Showing Up (2022)

In this affectionate, quirky slice of life, Michelle Williams teams up again with director Kelly Reichardt, this time as a struggling sculptor simply trying to get her work done in time for her show.
Our Rating

Genre(s): Comedy, Drama

Director: Kelly Reichardt

Actors: Michelle Williams, Hong Chau, Maryann Plunkett, André Benjamin, Judd Hirsch, John Magaro, James Le Gros

Year: 2022

MPAA Rating: R

Country: USA

There is something inescapably Portlandia about Showing Up. To be fair, it does take place in (unnamed) Portland at the (unnamed) Oregon College of Art and Craft (a real institution that has sadly since closed). An early scene has frustrated sculptor Lizzy (Michelle Williams) confronting her landlord/neighbor/artistic rival/frenemy Jo (Hong Chau) about her still-broken water heater. Lizzy blurts out in anger, “I have a show, you know!” Jo immediately counters, “I have two shows, which is insane…” The fact that Jo is languidly swinging on a tire swing that she just has just casually strung up made me giggle even more, imagining what Fred Armisen and Carrie Brownstein’s twist on the same scene would look like.

With that as an intro, I couldn’t quite tell if director Kelly Reichardt was laughing at these artists, or with them. The tone triggered my days of going to a hippie college, where it wouldn’t be at all unusual to sit eating your lunch and wonder if those smiling, spinning young people out in the field were getting credit (yes, the class is “Thinking and Movement,” a character explains). But as the film goes on, I found myself first snickering, then totally getting into what these folks were doing with their sculpture, weaving, painting, and more.

The central plot of the film is simple: Can Lizzy get her sculptures done in time for her show? And if so, will people show up? Lizzy pays her bills by working in the office at OCAC, where she steps over a sleeping dog to come into the building, and has to ask her mother (Maryann Plunkett) if she can take a day off to finish her sculptures (because, well, her mom works there, too).
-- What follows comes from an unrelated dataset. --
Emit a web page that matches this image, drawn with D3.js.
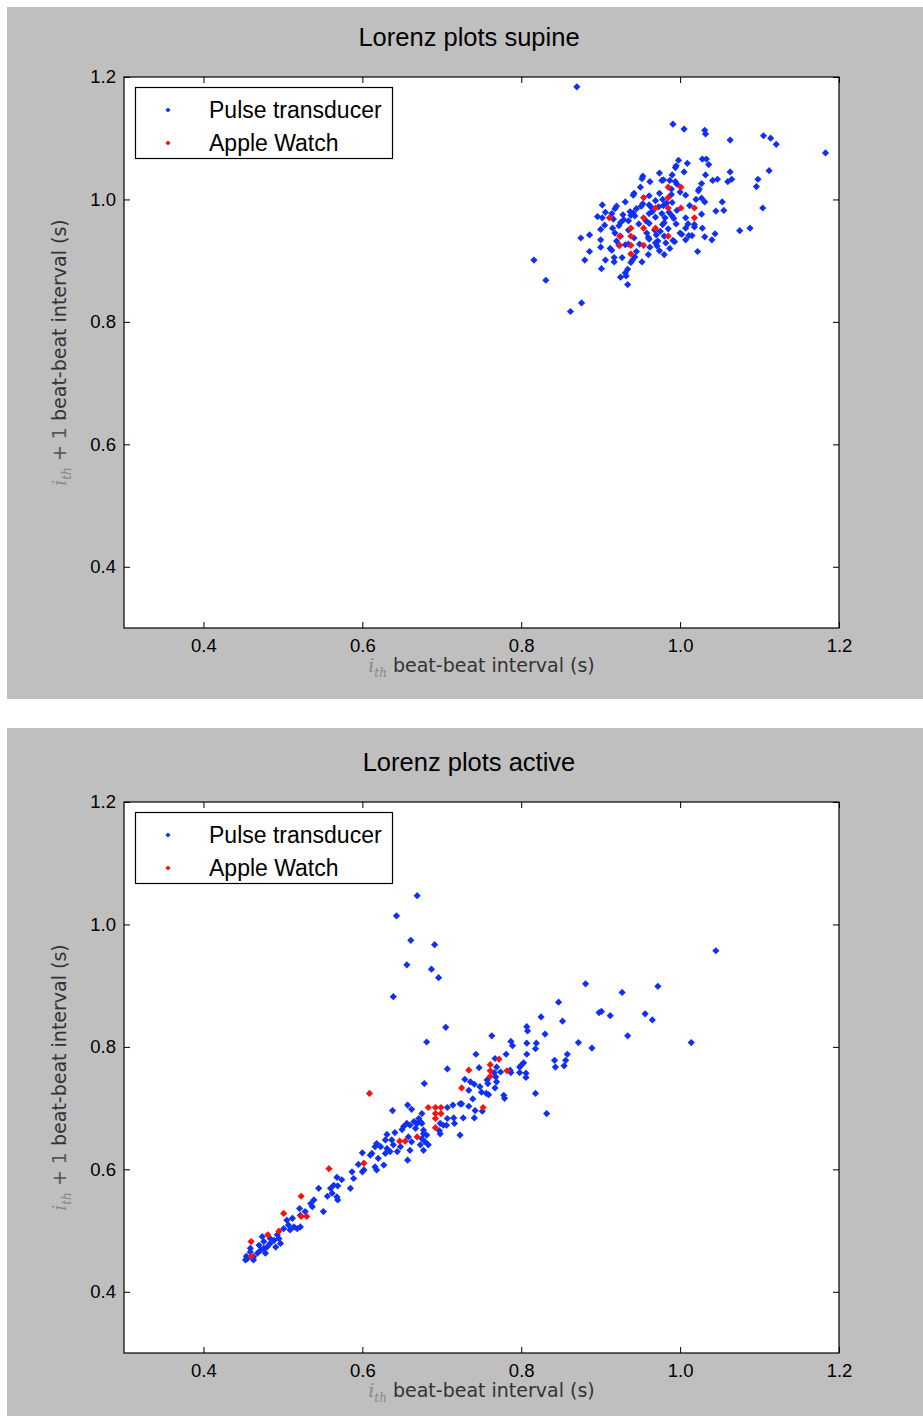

There’s also an injured pigeon, a talkative cat, a “genius” brother who can’t seem to get his shit together (but always gets away with everything), her flakey dad (Judd Hirsh) who has freeloaders sleeping on his couch, and… then there’s the art.

I found myself really enjoying Reichardt’s deliberate, quiet portrayal of artists creating their art. We get to hang out with Lizzy as she contemplates one of her marvelous sculptures of the female form. She pauses, breaks off the figure’s arm, re-glues it at a different angle, then crooks the hand just so. Just like that, the look of the sculpture is different, more playful.

It’s fun to see three recently-Oscar-nominated actors in completely different performances. Michelle Williams and Judd Hirsch were previously in The Fabelmans (a film I did not care for), and they are both marvelous in this. Hong Chau (nominated for her role in The Whale), who should be on anyone’s MVP list these days, is hilarious as the talented artist to whom things seem to come a little more easily.

But the star of the film is the act of creating. As much as you want to snicker at the small world that these creative types swirl in, you equally want to get your hands on a loom, or in some clay, or simply spin in a field. Or maybe it’s just the act of slowing down–whether it is looking up at birds in the trees, or looking down and imagining a hole as a sculpture–slowing down is something we should all make more room for in our daily lives.